Angband Base had fallen at the beginning of his career. For a moment he looked into space and past the years: the spiked head of the Sauron rolling at Chaya's feet, the look in her eyes, the look of one who walked with God. I thought we were kindred souls. But she saw another facet of Him, mostly. After Angband the People and the Saurons had been like two cliff lions with overlapping territories, snarling and pissing along the boundaries but not risking a head-on clash. Waiting for a chance to spring.

The party was forming up. All well-found, good remount strings, full equipment. Quivers stuffed with arrows, lances and rifles in their scabbards, bedrolls tightly laced, everyone had heard about his standards. And Sapper sitting on the buckboard of the next wagon, smiling his dreamy little smile, with his mapcase beside him. If it existed on Haven, Sapper could draw you a map of it and tell you how to undermine it or blow it up or burn it down. He'd been the one to survey the road down to the Shangri-La, originally: nobody had called him anything but Sapper for so long they'd forgotten his birth-name.

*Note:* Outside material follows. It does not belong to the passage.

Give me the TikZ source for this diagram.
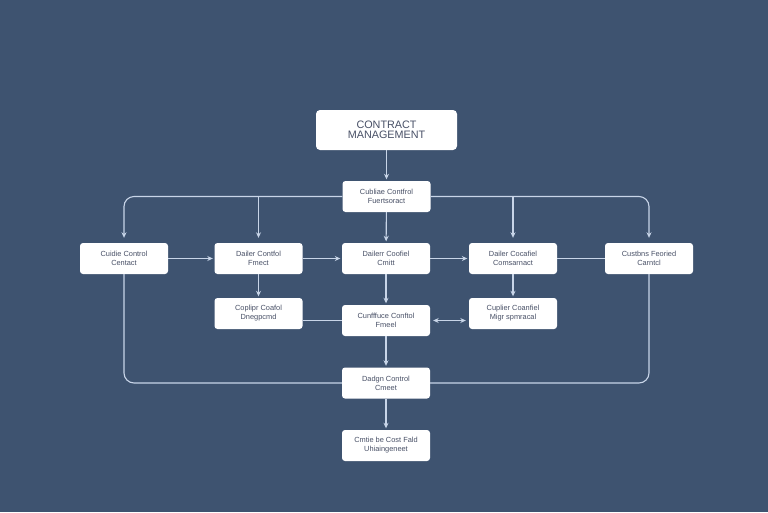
\documentclass[tikz,border=0pt]{standalone}
\usepackage{fontspec}
\setmainfont{Liberation Sans}
\usetikzlibrary{arrows.meta}
\definecolor{bg}{RGB}{62,83,112}
\definecolor{ln}{RGB}{200,213,232}
\definecolor{tx}{RGB}{72,80,102}
\tikzset{
  box/.style={fill=white, rounded corners=3pt, minimum width=88pt, minimum height=31pt,
    inner sep=0pt, align=center, font=\fontsize{7.4}{9}\selectfont, text=tx},
  conn/.style={draw=ln, line width=1.1pt, rounded corners=10pt},
  arr/.style={conn, -{Stealth[length=5.5pt,width=5pt]}, shorten >=1.5pt},
  longarr/.style={arr, shorten >=5pt},
  dbl/.style={conn, {Stealth[length=5.5pt,width=5pt]}-{Stealth[length=5.5pt,width=5pt]}, shorten >=3pt, shorten <=3pt},
}
\begin{document}
\begin{tikzpicture}[x=1pt,y=-1pt]
\fill[bg] (0,0) rectangle (768,512);
\useasboundingbox (0,0) rectangle (768,512);

\node[box, minimum width=141pt, minimum height=40pt, rounded corners=4pt,
  font=\fontsize{10.8}{10.5}\selectfont] (top) at (386.5,130) {CONTRACT\\MANAGEMENT};
\node[box] (hub) at (386.5,196.5) {Cubliae Contfrol\\Fuertsoract};

\node[box] (a) at (124,258.5) {Cuidie Control\\Centact};
\node[box] (b) at (258.5,258.5) {Dailer Contfol\\Fmect};
\node[box] (c) at (386,258.5) {Dailerr Coofiel\\Cmitt};
\node[box] (d) at (513,258.5) {Dailer Cocafiel\\Comsarnact};
\node[box] (e) at (649,258.5) {Custbns Feoried\\Carntcl};

\node[box] (f) at (258.5,313.5) {Coplipr Coafol\\Dnegpcmd};
\node[box] (g) at (386,320.5) {Cunfffuce Conftol\\Fmeel};
\node[box] (h) at (513,313.5) {Cuplier Coanfiel\\Migr spmracal};

\node[box] (i) at (386,383) {Dadgn Control\\Cmeet};
\node[box] (j) at (386,445.5) {Cmtie be Cost Fald\\Uhiaingeneet};

\draw[arr] (top) -- (hub);
\draw[longarr] (hub.west) -| (a.north);
\draw[longarr] (hub.east) -| (e.north);
\draw[longarr] (hub.west -| b.north) -- (b.north);
\draw[longarr] (hub.east -| d.north) -- (d.north);
\draw[arr] (hub) -- (c);

\draw[arr] (a) -- (b);
\draw[arr] (b) -- (c);
\draw[arr] (c) -- (d);
\draw[conn] (d) -- (e);

\draw[arr] (b) -- (f);
\draw[arr] (c) -- (g);
\draw[arr] (d) -- (h);

\draw[conn] (g.west -| f.east) -- (g.west);
\draw[dbl] (g.east) -- (g.east -| h.west);

\draw[arr] (g) -- (i);
\draw[arr] (i) -- (j);

\draw[conn] (a.south) |- (i.west);
\draw[conn] (e.south) |- (i.east);
\end{tikzpicture}
\end{document}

"Well, you know the tribes," Yigal said. "You've killed enough of them. Now you can apply your knowledge differently. And keep these reckless wildechaverim under control."

Hammer-of-God laughed, a sound that started as a rippling chuckle and turned into a full-throated guffaw. The severed head of the hashashin on its pole above seemed to share the joke, leering with dried-out lips pulled back from yellow teeth.

"Barak is sending me to restrain the reckless?" he gasped.

Yigal snorted. "Sekkk tvaz," he said: "It's only reasonable. He said you were a ripe throat-cutting bastard, but you hadn't lived this long by being hasty about it."

"Save me the tzionut, I'm not in a mood for flattery and hot air," Hammer-of-God grunted, swinging into the saddle with one hand on the pommel. Not too old for that yet, he thought with satisfaction.

"Yeweh be with you, my friend—and kick my son's behind when you see him," Yigal finished.

Hammer-of-God leaned down to fist the other man on the shoulder. "His for starters, Yigal—his for starters." He rose, stood in the stirrups.

"Ons trek, hulle pelmakim," he shouted with grand irony: let's get going, you stainless heroes.

Whips cracked, and the draught-muskies bent to the yokes; the drovers shouted the immemorial cries—"Trek! Trek! Bosman, Witje, Samson, trek! Veeery nice!"

Hooves scattered dust as the horsemen cantered ahead. Behind him, the last sound was the weeping of the farm's women.